## START Dataset excerpt
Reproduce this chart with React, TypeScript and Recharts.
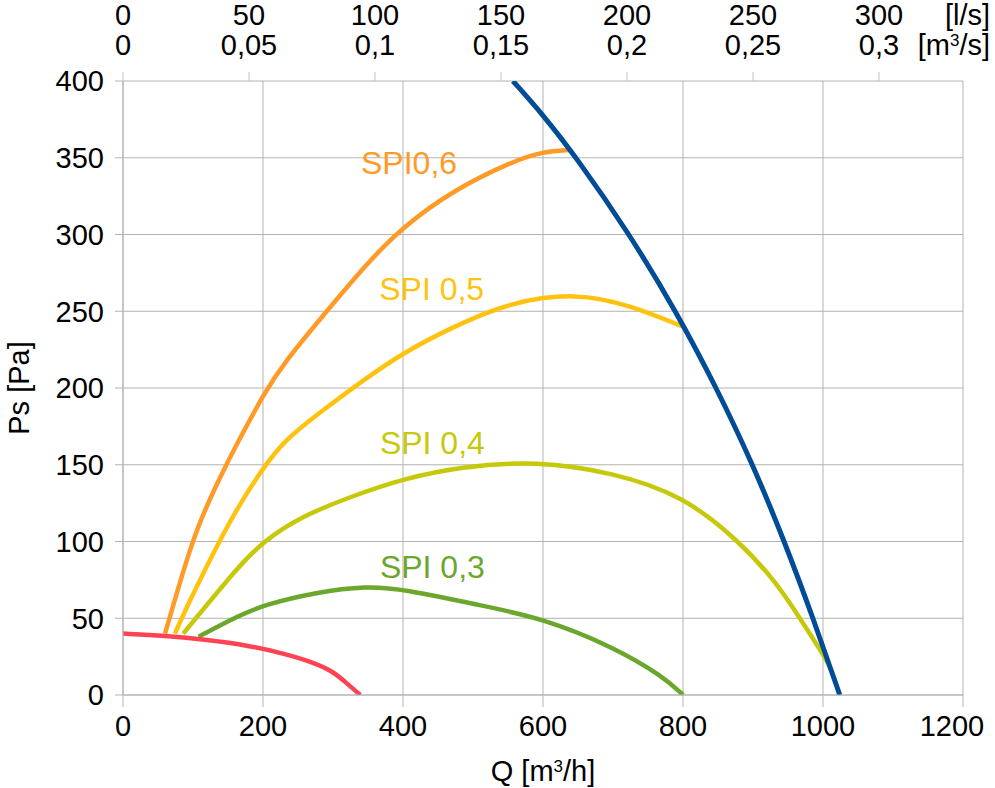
import React from "react";
import { ComposedChart, Line, XAxis, YAxis, CartesianGrid, ReferenceDot } from "recharts";

const FONT = '"Liberation Sans", Arial, sans-serif';
const GRID = "#b3b3b3";

/* ── Axes ───────────────────────────────────────────── */

const qTicks = [0, 200, 400, 600, 800, 1000, 1200]; // m³/h
const psTicks = [0, 50, 100, 150, 200, 250, 300, 350, 400]; // Pa
const lpsTicks = [0, 50, 100, 150, 200, 250, 300]; // l/s on the top scale
const m3sLabels = ["0", "0,05", "0,1", "0,15", "0,2", "0,25", "0,3"];
const topTicks = lpsTicks.map((v) => v * 3.6);

/* ── Curves (Q m³/h, Ps Pa) ─────────────────────────── */

const spi06 = [
  { q: 60, ps: 40 }, { q: 74, ps: 62 }, { q: 91, ps: 88 }, { q: 110, ps: 114 },
  { q: 148, ps: 151 }, { q: 181, ps: 179 }, { q: 200, ps: 195 }, { q: 229, ps: 216 },
  { q: 291, ps: 250 }, { q: 348, ps: 281 }, { q: 400, ps: 305 }, { q: 472, ps: 329 },
  { q: 558, ps: 348 }, { q: 600, ps: 354 }, { q: 639, ps: 355 },
];

const spi05 = [
  { q: 74, ps: 40 }, { q: 96, ps: 62 }, { q: 124, ps: 88 }, { q: 158, ps: 118 },
  { q: 200, ps: 148 }, { q: 231, ps: 166 }, { q: 281, ps: 184 }, { q: 340, ps: 204 },
  { q: 400, ps: 223 }, { q: 472, ps: 240 }, { q: 553, ps: 256 }, { q: 648, ps: 262 },
  { q: 724, ps: 254 }, { q: 800, ps: 240 },
];

const spi04 = [
  { q: 86, ps: 40 }, { q: 124, ps: 61 }, { q: 162, ps: 82 }, { q: 200, ps: 100 },
  { q: 253, ps: 116 }, { q: 324, ps: 129 }, { q: 400, ps: 141 }, { q: 486, ps: 149 },
  { q: 590, ps: 152.5 }, { q: 700, ps: 145 }, { q: 800, ps: 130 },
  { q: 881, ps: 100 }, { q: 934, ps: 73 }, { q: 967, ps: 50 }, { q: 1005, ps: 23 },
  { q: 1012, ps: 16 },
];

const spi03 = [
  { q: 108, ps: 38 }, { q: 167, ps: 52 }, { q: 200, ps: 58.5 }, { q: 277, ps: 67 },
  { q: 348, ps: 71 }, { q: 400, ps: 69 }, { q: 510, ps: 58.5 }, { q: 600, ps: 50 },
  { q: 700, ps: 31.5 }, { q: 772, ps: 12 }, { q: 800, ps: 0 },
];

const minCurve = [
  { q: 0, ps: 40 }, { q: 60, ps: 38.6 }, { q: 120, ps: 36 }, { q: 180, ps: 32.2 },
  { q: 230, ps: 27 }, { q: 270, ps: 21.5 }, { q: 300, ps: 15.5 }, { q: 320, ps: 7.5 },
  { q: 339, ps: 0 },
];

const maxCurve = [
  { q: 557, ps: 400 }, { q: 600, ps: 378 }, { q: 648, ps: 350 }, { q: 724, ps: 300 },
  { q: 790, ps: 250 }, { q: 848, ps: 200 }, { q: 900, ps: 150 }, { q: 945, ps: 100 },
  { q: 986, ps: 50 }, { q: 1024, ps: 0 },
];

/* ── Curve labels ───────────────────────────────────── */

const labelTexts = ["SPI0,6", "SPI 0,5", "SPI 0,4", "SPI 0,3"];
const labelQ = [340, 366, 367, 367];
const labelPs = [339.5, 257.5, 157, 76.5];

const C06 = "#FF9A26";
const C05 = "#FFC20E";
const C04 = "#C6C80A";
const C03 = "#6AA72C";
const CMIN = "#FF4352";
const CMAX = "#004C97";
const labelColors = [C06, C05, C04, C03];

/* ── Custom ticks and labels ────────────────────────── */

function BottomTick(props: any) {
  const { x, y, payload } = props;
  const shift = payload.value === 1200 ? -11 : 0;
  return (
    <text x={x + shift} y={y} dy="0.71em" textAnchor="middle" fontSize={29} fontFamily={FONT} fill="#000">
      {payload.value}
    </text>
  );
}

function TopTick(props: any) {
  const { x, y, index } = props;
  return (
    <text textAnchor="middle" fontSize={29} fontFamily={FONT} fill="#000">
      <tspan x={x} y={y - 43}>{lpsTicks[index]}</tspan>
      <tspan x={x} y={y - 13}>{m3sLabels[index]}</tspan>
    </text>
  );
}

function TopUnits(props: any) {
  const vb = props.viewBox;
  const x = vb.x + vb.width + 27;
  return (
    <g fontSize={29} fontFamily={FONT} fill="#000">
      <text x={x} y={vb.y + 25} textAnchor="end">[l/s]</text>
      <text x={x} y={vb.y + 55} textAnchor="end">
        [m<tspan fontSize={17} dy={-9}>3</tspan><tspan dy={9}>/s]</tspan>
      </text>
    </g>
  );
}

function QLabel(props: any) {
  const vb = props.viewBox;
  return (
    <text x={vb.x + vb.width / 2} y={vb.y + 86} textAnchor="middle" fontSize={29} fontFamily={FONT} fill="#000">
      Q [m<tspan fontSize={17} dy={-9}>3</tspan><tspan dy={9}>/h]</tspan>
    </text>
  );
}

function PsLabel(props: any) {
  const vb = props.viewBox;
  const x = vb.x + 29;
  const y = vb.y + vb.height / 2;
  return (
    <text x={x} y={y} transform={`rotate(-90, ${x}, ${y})`} textAnchor="middle" fontSize={29} fontFamily={FONT} fill="#000">
      Ps [Pa]
    </text>
  );
}

function CurveLabel(i: number) {
  return (p: any) => (
    <text x={p.cx} y={p.cy} textAnchor="start" fontSize={32} fontFamily={FONT} fill={labelColors[i]}>
      {labelTexts[i]}
    </text>
  );
}

/* ── Chart ──────────────────────────────────────────── */

const curves = [
  { data: spi03, color: C03, w: 4.5 },
  { data: spi04, color: C04, w: 4.5 },
  { data: spi05, color: C05, w: 4.5 },
  { data: spi06, color: C06, w: 4.5 },
  { data: maxCurve, color: CMAX, w: 5 },
  { data: minCurve, color: CMIN, w: 4.5 },
];

export default function App() {
  return (
    <div style={{ position: "absolute", left: 0, top: 0, background: "#fff" }}>
      <ComposedChart width={995} height={788} margin={{ top: 0, right: 32, bottom: 0, left: 0 }}>
        <CartesianGrid stroke={GRID} />
        <XAxis
          dataKey="q"
          type="number"
          domain={[0, 1200]}
          allowDataOverflow
          ticks={qTicks}
          interval={0}
          height={93}
          tickSize={12}
          tickMargin={8}
          stroke={GRID}
          tick={<BottomTick />}
          label={<QLabel />}
        />
        <XAxis
          xAxisId="top"
          dataKey="q"
          orientation="top"
          type="number"
          domain={[0, 1200]}
          allowDataOverflow
          ticks={topTicks}
          interval={0}
          height={81}
          tickSize={9}
          tickMargin={4}
          axisLine={false}
          tickLine={{ stroke: "#c4c4c4" }}
          tick={<TopTick />}
          label={<TopUnits />}
        />
        <YAxis
          type="number"
          domain={[0, 400]}
          allowDataOverflow
          ticks={psTicks}
          interval={0}
          width={123}
          tickSize={8}
          tickMargin={11}
          stroke={GRID}
          tick={{ fontSize: 29, fill: "#000", fontFamily: FONT }}
          label={<PsLabel />}
        />
        {/* the l/s scale shares the Q range; an unstroked copy of the limit curve ties it to the plot */}
        <Line
          xAxisId="top"
          data={maxCurve}
          dataKey="ps"
          stroke="none"
          dot={false}
          activeDot={false}
          legendType="none"
          isAnimationActive={false}
        />
        {curves.map((c, i) => (
          <Line
            key={i}
            data={c.data}
            dataKey="ps"
            type="basis"
            stroke={c.color}
            strokeWidth={c.w}
            dot={false}
            activeDot={false}
            isAnimationActive={false}
          />
        ))}
        {labelTexts.map((t, i) => (
          <ReferenceDot key={t} x={labelQ[i]} y={labelPs[i]} r={0} shape={CurveLabel(i)} />
        ))}
      </ComposedChart>
    </div>
  );
}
## END Dataset excerpt
Leave out the pictures and repeat the lines from the start of the material through the line with "m³/h, Ps Pa) ─────────────────────────── */", inclusive.

## Task solution
Reproduce this chart with React, TypeScript and Recharts.
import React from "react";
import { ComposedChart, Line, XAxis, YAxis, CartesianGrid, ReferenceDot } from "recharts";

const FONT = '"Liberation Sans", Arial, sans-serif';
const GRID = "#b3b3b3";

/* ── Axes ───────────────────────────────────────────── */

const qTicks = [0, 200, 400, 600, 800, 1000, 1200]; // m³/h
const psTicks = [0, 50, 100, 150, 200, 250, 300, 350, 400]; // Pa
const lpsTicks = [0, 50, 100, 150, 200, 250, 300]; // l/s on the top scale
const m3sLabels = ["0", "0,05", "0,1", "0,15", "0,2", "0,25", "0,3"];
const topTicks = lpsTicks.map((v) => v * 3.6);

/* ── Curves (Q m³/h, Ps Pa) ─────────────────────────── */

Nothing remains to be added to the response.